[27/09/2016]. A brand-new Tesla Powerwall storage system has been installed as a retrofit of an exhisting 5,8 kWp residential solar array in Northern Italy.
Before the installation the share of the produced energy directly used by the home (so called self-consumption) was about 30% – which is quite normal for a household. The rest of it used to be fed into into the grid and cashed back at less then half of the purchase tariff thanks to the net-metering program.
The estimated share in the proposal was 65%. The increase in the self-consumption quota was going to decrease the energy bill by almost 2/3 and allow the user to break even from the investment in less than 10 years – also thanks to the tax-break provided for residential installation of energy-saving equipment.
The Powerwall is delivered in a wooden box equipped with a mounting frame and the back steel plate which is going to be bolted into the wall to support the 90 kg weight of the battery.
The picture shows the box as well as the packages of the SMA Sunny Boy Storage (SBS 2.5), the Sunny Home Manager data-logger and the two Energy-meter [pdf] – the Amperometric meters measuring the energy outflowing from the existing inverter (non an SMA in this case) and from/to the grid meter.
Mounting the Powerwall requires no time thanks to the pre-cabled wirings. The battery is fixed in its positions with lateral screws to avoid any movement. The battery is connected to the SBS with energy wires and a LAN data cable, then the lateral and inferior covers has to been clamped with easy-fix. The start-up is immediate, once the lower cover is fixed and you hear a “click” – the cover pushes onto two tiny activation buttons (which they could made more visible actually).
A bit more hassling was the data connections. In our case we had to place a switch to feed the two patch wire purchasing data from the two E-meter and feeding into the Home Manager Box (the box has just one LAN port). The data connection supplied by SMA includes RS485 wires to be connected to the Sunny Home Manager – a more fussy solution.
We believe the installation would be more hassle-free – and “cleaner” – if the Sunny Home Manager was fitted with two LAN ports and the box would come with two pre-assembled patch wires.
The data flow from the SBS starts immediately after the internet connection is activated via wi-fi or LAN, as you may see from the Sunny Portal.
The battery had a 30% charge level as delivered by the factory. The solar array charges the battery as soon as there is enough energy left after having supplied the house loads. The charging priority is given to the loads – due to the high tariffs applied in Italy – then to the battery and anything left is fed into the grid.
The noise level is really low – quite a buzz like a low-power inverter.

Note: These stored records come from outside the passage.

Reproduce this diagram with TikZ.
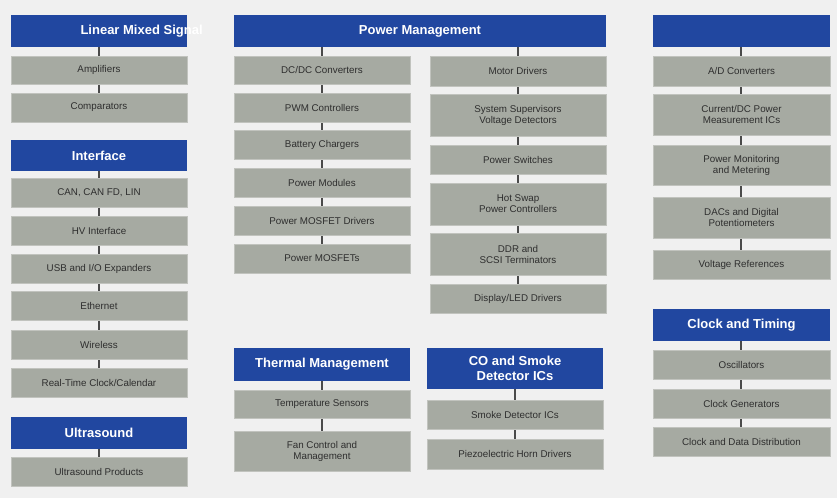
\documentclass[tikz,border=0pt]{standalone}
\usepackage{fontspec}
\setmainfont{Liberation Sans}
\definecolor{bg}{HTML}{F0F0F0}
\definecolor{hdr}{HTML}{2147A0}
\definecolor{gbx}{HTML}{A6AAA2}
\definecolor{gtx}{HTML}{2E2E2E}
\definecolor{ln}{HTML}{4A4A4A}
\tikzset{
  gbox/.style={fill=gbx, draw=gbx!70!white, line width=0.6pt, inner sep=0pt, text=gtx, font=\fontsize{9.8}{11}\selectfont, align=center},
  hbox/.style={fill=hdr, inner sep=0pt, text=white, font=\bfseries\fontsize{13}{14.5}\selectfont, align=center},
  conn/.style={draw=ln, line width=1.3pt}
}
\newcommand{\bx}[7]{\node[#1, minimum width=#4-#2, minimum height=#5-#3] (#6) at ({(#2+#4)/2},{(#3+#5)/2}) {#7};}
\begin{document}
\begin{tikzpicture}[x=1pt,y=-1pt]
\fill[bg] (0,0) rectangle (837,498);
\useasboundingbox (0,0) rectangle (837,498);
% connectors first
\draw[conn] (99,47) -- (99,93);
\draw[conn] (99,171) -- (99,368);
\draw[conn] (99,449) -- (99,457);
\draw[conn] (322,47) -- (322,244);
\draw[conn] (518,47) -- (518,284);
\draw[conn] (322,381) -- (322,431);
\draw[conn] (515,389) -- (515,439);
\draw[conn] (741,47) -- (741,250);
\draw[conn] (741,341) -- (741,427);
% column 1
\bx{hbox}{11}{15}{187}{47}{lms}{}
\node[text=white, font=\bfseries\fontsize{13}{14.5}\selectfont, anchor=west] at (77,31) {Linear Mixed Signal};
\bx{gbox}{11}{56}{187}{84}{amp}{Amplifiers}
\bx{gbox}{11}{93}{187}{122}{comp}{Comparators}
\bx{hbox}{11}{140}{187}{171}{intf}{Interface}
\bx{gbox}{11}{178}{187}{207}{can}{CAN, CAN FD, LIN}
\bx{gbox}{11}{216}{187}{245}{hv}{HV Interface}
\bx{gbox}{11}{254}{187}{283}{usb}{USB and I/O Expanders}
\bx{gbox}{11}{291}{187}{320}{eth}{Ethernet}
\bx{gbox}{11}{330}{187}{359}{wl}{Wireless}
\bx{gbox}{11}{368}{187}{397}{rtc}{Real-Time Clock/Calendar}
\bx{hbox}{11}{417}{187}{449}{us}{Ultrasound}
\bx{gbox}{11}{457}{187}{486}{usp}{Ultrasound Products}
% power management
\bx{hbox}{234}{15}{606}{47}{pm}{Power Management}
\bx{gbox}{234}{56}{410}{84}{dcdc}{DC/DC Converters}
\bx{gbox}{234}{93}{410}{122}{pwm}{PWM Controllers}
\bx{gbox}{234}{130}{410}{159}{bat}{Battery Chargers}
\bx{gbox}{234}{168}{410}{197}{pmod}{Power Modules}
\bx{gbox}{234}{206}{410}{235}{mdrv}{Power MOSFET Drivers}
\bx{gbox}{234}{244}{410}{273}{mos}{Power MOSFETs}
\bx{gbox}{430}{56}{606}{86}{motor}{Motor Drivers}
\bx{gbox}{430}{94}{606}{136}{sup}{System Supervisors\\Voltage Detectors}
\bx{gbox}{430}{145}{606}{174}{psw}{Power Switches}
\bx{gbox}{430}{183}{606}{225}{hot}{Hot Swap\\Power Controllers}
\bx{gbox}{430}{233}{606}{275}{ddr}{DDR and\\SCSI Terminators}
\bx{gbox}{430}{284}{606}{313}{disp}{Display/LED Drivers}
% thermal
\bx{hbox}{234}{348}{410}{381}{th}{Thermal Management}
\bx{gbox}{234}{390}{410}{418}{temp}{Temperature Sensors}
\bx{gbox}{234}{431}{410}{471}{fan}{Fan Control and\\Management}
% CO
\bx{hbox}{427}{348}{603}{389}{co}{CO and Smoke\\Detector ICs}
\bx{gbox}{427}{400}{603}{429}{smk}{Smoke Detector ICs}
\bx{gbox}{427}{439}{603}{469}{piezo}{Piezoelectric Horn Drivers}
% column 3
\bx{hbox}{653}{15}{830}{47}{dc}{}
\bx{gbox}{653}{56}{830}{86}{ad}{A/D Converters}
\bx{gbox}{653}{94}{830}{135}{cur}{Current/DC Power\\Measurement ICs}
\bx{gbox}{653}{145}{830}{185}{pmon}{Power Monitoring\\and Metering}
\bx{gbox}{653}{197}{830}{238}{dac}{DACs and Digital\\Potentiometers}
\bx{gbox}{653}{250}{830}{279}{vref}{Voltage References}
\bx{hbox}{653}{309}{830}{341}{clk}{Clock and Timing}
\bx{gbox}{653}{350}{830}{379}{osc}{Oscillators}
\bx{gbox}{653}{389}{830}{418}{cgen}{Clock Generators}
\bx{gbox}{653}{427}{830}{456}{cdd}{Clock and Data Distribution}
\end{tikzpicture}
\end{document}
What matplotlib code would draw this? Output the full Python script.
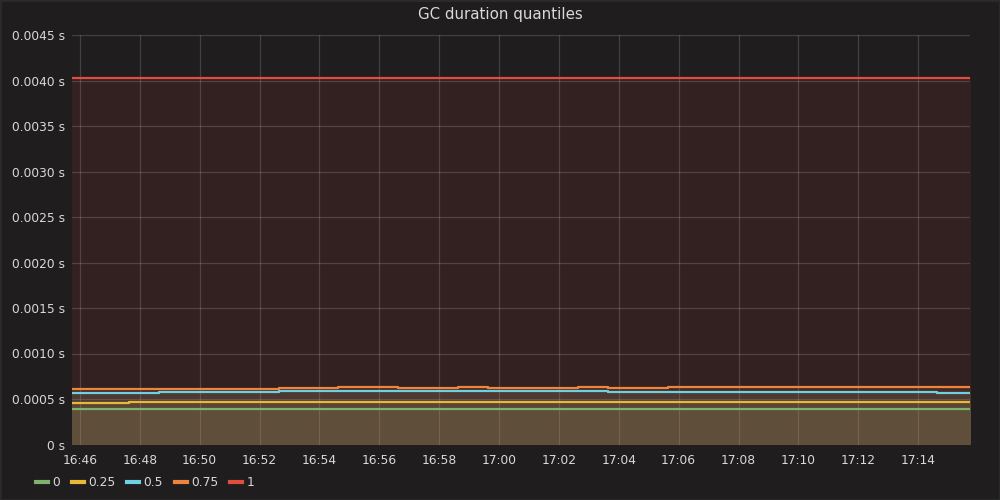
import matplotlib
matplotlib.use("Agg")
import matplotlib.pyplot as plt
import matplotlib.dates as mdates
import numpy as np
import datetime as dt

# ---- data (sample every minute, starting 16:45:38) ----
start_time = dt.datetime(2024, 1, 1, 16, 45, 38)
n_points = 32
times = [start_time + dt.timedelta(minutes=i) for i in range(n_points)]

q0 = [0.000386] * 32
q025 = ([0.000453] * 2 + [0.000462] * 7 + [0.000468] * 6 + [0.000462] * 2 +
        [0.000466] * 4 + [0.000472] * 2 + [0.000464] * 4 + [0.000468] * 5)
q05 = ([0.000569] * 3 + [0.000580] * 4 + [0.000587] * 4 + [0.000583] * 3 +
       [0.000585] * 3 + [0.000587] * 1 + [0.000580] * 11 + [0.000567] * 3)
q075 = ([0.000613] * 7 + [0.000620] * 2 + [0.000635] * 2 + [0.000624] * 2 +
        [0.000635] * 1 + [0.000622] * 3 + [0.000635] * 1 + [0.000622] * 2 +
        [0.000635] * 3 + [0.000628] * 1 + [0.000635] * 8)
q1 = [0.004032] * 32

series_labels = ["0", "0.25", "0.5", "0.75", "1"]
series_values = [q0, q025, q05, q075, q1]
series_colors = ["#7EB26D", "#EAB839", "#6ED0E0", "#EF843C", "#E24D42"]

y_ticks = [0, 0.0005, 0.0010, 0.0015, 0.0020, 0.0025, 0.0030, 0.0035, 0.0040, 0.0045]
y_tick_labels = ["0 s", "0.0005 s", "0.0010 s", "0.0015 s", "0.0020 s", "0.0025 s",
                 "0.0030 s", "0.0035 s", "0.0040 s", "0.0045 s"]

x_start = dt.datetime(2024, 1, 1, 16, 45, 44)
x_end = dt.datetime(2024, 1, 1, 17, 15, 44)

# ---- style ----
bg = "#1f1d1d"
text_color = "#d8d9da"

plt.rcParams['font.family'] = ['DejaVu Sans']

fig = plt.figure(figsize=(10, 5), dpi=100, facecolor=bg)
ax = fig.add_axes([0.072, 0.111, 0.898, 0.819])
ax.set_facecolor(bg)

for vals, col, lab in zip(series_values, series_colors, series_labels):
    ax.fill_between(times, 0, vals, step="post", color=col, alpha=0.1, linewidth=0)
    ax.plot(times, vals, drawstyle="steps-post", color=col, linewidth=1.6, label=lab)

ax.set_xlim(x_start, x_end)
ax.set_ylim(0, 0.0045)
ax.set_yticks(y_ticks)
ax.set_yticklabels(y_tick_labels)

ax.xaxis.set_major_locator(mdates.MinuteLocator(byminute=range(0, 60, 2)))
ax.xaxis.set_major_formatter(mdates.DateFormatter("%H:%M"))

ax.grid(True, color="white", alpha=0.16, linewidth=0.9)
ax.set_axisbelow(True)
for s in ax.spines.values():
    s.set_visible(False)
ax.tick_params(axis="both", length=0, colors=text_color, labelsize=8.8)
ax.tick_params(axis="x", pad=7)
ax.tick_params(axis="y", pad=5)

fig.text(0.5, 0.97, "GC duration quantiles", ha="center", va="center",
         color=text_color, fontsize=10.8, fontweight="medium")

leg = fig.legend(loc="lower left", bbox_to_anchor=(0.025, 0.0), ncol=5, frameon=False,
                 handlelength=1.0, handletextpad=0.35, columnspacing=0.95,
                 fontsize=8.8, labelcolor=text_color)
for h in leg.get_lines():
    h.set_linewidth(3)

fig.patches.append(plt.Rectangle((0, 0), 1, 1, transform=fig.transFigure,
                                 fill=False, edgecolor="#2c2b2b", linewidth=2))

fig.savefig("out.png", dpi=100, facecolor=bg)
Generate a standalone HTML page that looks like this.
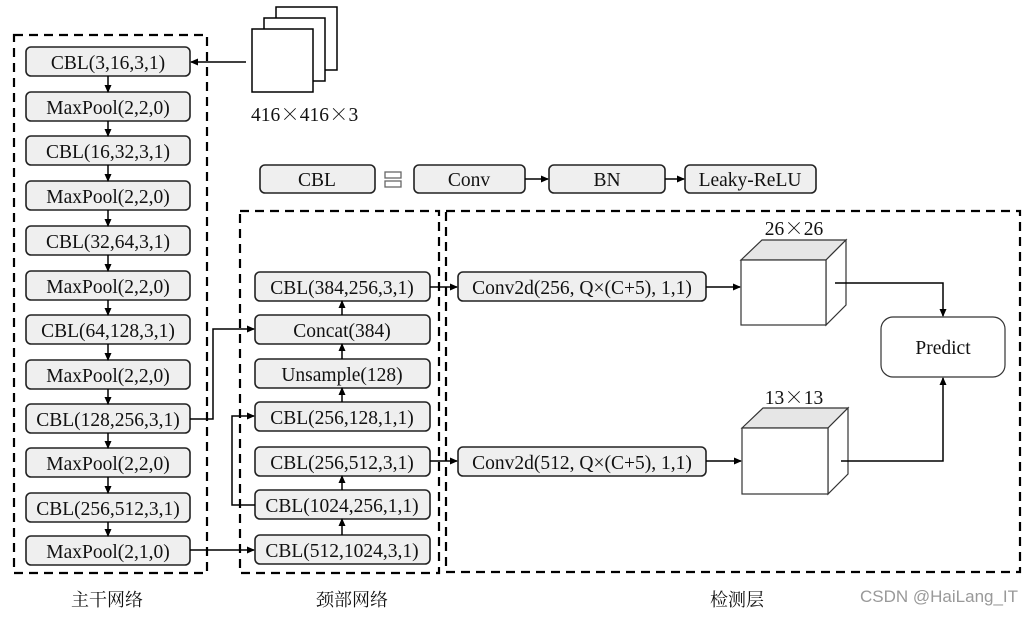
<!DOCTYPE html>
<html><head><meta charset="utf-8"><style>
body{margin:0;background:#fff;width:1030px;height:614px;overflow:hidden}
svg text{font-family:"Liberation Serif","Noto Serif CJK SC",serif;font-size:19.5px;fill:#111}
.x{font-family:"Noto Serif CJK SC","Noto Sans CJK SC",serif}
</style></head><body>
<svg width="1030" height="614" viewBox="0 0 1030 614" xmlns="http://www.w3.org/2000/svg">
<defs><marker id="a" markerWidth="8" markerHeight="8" refX="7" refY="4" orient="auto" markerUnits="userSpaceOnUse"><path d="M0,0.5 L8,4 L0,7.5z" fill="#000"/></marker></defs>
<g fill="none" stroke="#000" stroke-width="2.2" stroke-dasharray="9,6">
<rect x="14" y="35" width="193" height="538"/>
<rect x="240" y="211" width="199" height="362"/>
<rect x="446" y="211" width="574" height="361"/>
</g>
<g fill="#fff" stroke="#000" stroke-width="1.5">
<rect x="276" y="7" width="61" height="63"/><rect x="264" y="18" width="61" height="63"/><rect x="252" y="29" width="61" height="63"/>
</g>
<text x="251" y="121">416<tspan class="x">×</tspan>416<tspan class="x">×</tspan>3</text>
<g fill="#efefef" stroke="#222" stroke-width="1.6">
<rect x="26" y="47" width="164" height="29" rx="5"/><rect x="26" y="92" width="164" height="29" rx="5"/>
<rect x="26" y="136" width="164" height="29" rx="5"/><rect x="26" y="181" width="164" height="29" rx="5"/>
<rect x="26" y="226" width="164" height="29" rx="5"/><rect x="26" y="271" width="164" height="29" rx="5"/>
<rect x="26" y="315" width="164" height="29" rx="5"/><rect x="26" y="360" width="164" height="29" rx="5"/>
<rect x="26" y="404" width="164" height="29" rx="5"/><rect x="26" y="448" width="164" height="29" rx="5"/>
<rect x="26" y="493" width="164" height="29" rx="5"/><rect x="26" y="536" width="164" height="29" rx="5"/>
<rect x="260" y="165" width="115" height="28" rx="5"/><rect x="414" y="165" width="111" height="28" rx="5"/>
<rect x="549" y="165" width="116" height="28" rx="5"/><rect x="685" y="165" width="131" height="28" rx="5"/>
<rect x="255" y="272" width="175" height="29" rx="5"/><rect x="255" y="315" width="175" height="29" rx="5"/>
<rect x="255" y="359" width="175" height="29" rx="5"/><rect x="255" y="402" width="175" height="29" rx="5"/>
<rect x="255" y="447" width="175" height="29" rx="5"/><rect x="255" y="490" width="175" height="29" rx="5"/>
<rect x="255" y="535" width="175" height="29" rx="5"/>
<rect x="458" y="272" width="248" height="29" rx="5"/><rect x="458" y="447" width="248" height="29" rx="5"/>
</g>
<g stroke="#333" stroke-width="1.2">
<path d="M741,260 L762,240 L846,240 L826,260z" fill="#e6e6e6"/>
<path d="M826,260 L846,240 L846,305 L826,325z" fill="#fff"/>
<rect x="741" y="260" width="85" height="65" fill="#fff"/>
<path d="M742,428 L763,408 L848,408 L828,428z" fill="#e6e6e6"/>
<path d="M828,428 L848,408 L848,474 L828,494z" fill="#fff"/>
<rect x="742" y="428" width="86" height="66" fill="#fff"/>
<rect x="881" y="317" width="124" height="60" rx="12" fill="#fff"/>
</g>
<g text-anchor="middle">
<text x="108" y="69">CBL(3,16,3,1)</text><text x="108" y="114">MaxPool(2,2,0)</text>
<text x="108" y="158">CBL(16,32,3,1)</text><text x="108" y="203">MaxPool(2,2,0)</text>
<text x="108" y="248">CBL(32,64,3,1)</text><text x="108" y="293">MaxPool(2,2,0)</text>
<text x="108" y="337">CBL(64,128,3,1)</text><text x="108" y="382">MaxPool(2,2,0)</text>
<text x="108" y="426">CBL(128,256,3,1)</text><text x="108" y="470">MaxPool(2,2,0)</text>
<text x="108" y="515">CBL(256,512,3,1)</text><text x="108" y="558">MaxPool(2,1,0)</text>
<text x="317" y="186">CBL</text><text x="469" y="186">Conv</text><text x="607" y="186">BN</text><text x="750" y="186">Leaky-ReLU</text>
<text x="342" y="294">CBL(384,256,3,1)</text><text x="342" y="337">Concat(384)</text>
<text x="342" y="381">Unsample(128)</text><text x="342" y="424">CBL(256,128,1,1)</text>
<text x="342" y="469">CBL(256,512,3,1)</text><text x="342" y="512">CBL(1024,256,1,1)</text>
<text x="342" y="557">CBL(512,1024,3,1)</text>
<text x="582" y="294">Conv2d(256, Q×(C+5), 1,1)</text><text x="582" y="469">Conv2d(512, Q×(C+5), 1,1)</text>
<text x="794" y="235">26<tspan class="x">×</tspan>26</text><text x="794" y="404">13<tspan class="x">×</tspan>13</text>
<text x="943" y="354">Predict</text>
<text x="107" y="606" style="font-size:18px">主干网络</text><text x="352" y="606" style="font-size:18px">颈部网络</text><text x="737" y="606" style="font-size:18px">检测层</text>
</g>
<text x="860" y="602" style="font-family:'Liberation Sans',sans-serif;font-size:17px;fill:#999">CSDN @HaiLang_IT</text>
<g fill="none" stroke="#666" stroke-width="1.3"><rect x="385" y="172" width="16" height="6"/><rect x="385" y="181" width="16" height="6"/></g>
<g stroke="#000" stroke-width="1.5" fill="none" marker-end="url(#a)">
<line x1="246" y1="62" x2="191" y2="62"/>
<line x1="108" y1="76" x2="108" y2="92"/><line x1="108" y1="121" x2="108" y2="136"/>
<line x1="108" y1="165" x2="108" y2="181"/><line x1="108" y1="210" x2="108" y2="226"/>
<line x1="108" y1="255" x2="108" y2="271"/><line x1="108" y1="300" x2="108" y2="315"/>
<line x1="108" y1="344" x2="108" y2="360"/><line x1="108" y1="389" x2="108" y2="404"/>
<line x1="108" y1="433" x2="108" y2="448"/><line x1="108" y1="477" x2="108" y2="493"/>
<line x1="108" y1="522" x2="108" y2="536"/>
<line x1="525" y1="179" x2="548" y2="179"/><line x1="665" y1="179" x2="684" y2="179"/>
<line x1="342" y1="535" x2="342" y2="519"/><line x1="342" y1="490" x2="342" y2="476"/>
<line x1="342" y1="402" x2="342" y2="388"/><line x1="342" y1="359" x2="342" y2="344"/>
<line x1="342" y1="315" x2="342" y2="301"/>
<polyline points="190,419 213,419 213,329 254,329"/>
<line x1="190" y1="550" x2="254" y2="550"/>
<polyline points="255,505 232,505 232,416 254,416"/>
<line x1="430" y1="287" x2="457" y2="287"/><line x1="430" y1="461" x2="457" y2="461"/>
<line x1="706" y1="287" x2="740" y2="287"/><line x1="706" y1="461" x2="741" y2="461"/>
<polyline points="835,283 943,283 943,316"/>
<polyline points="841,461 943,461 943,378"/>
</g>
</svg>
</body></html>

The charts from Sunny Portal clearly show the graphics after a few days of operation:  the solar array powers the home loads and feeds what’s left into the gird once the battery is fully charged (upper-left chart),  the house is powered up by the solar PV or storage battery from dawn up to almost midnight (lower-left),  the share of self-consumption during the first days above 75% (lower-left chart).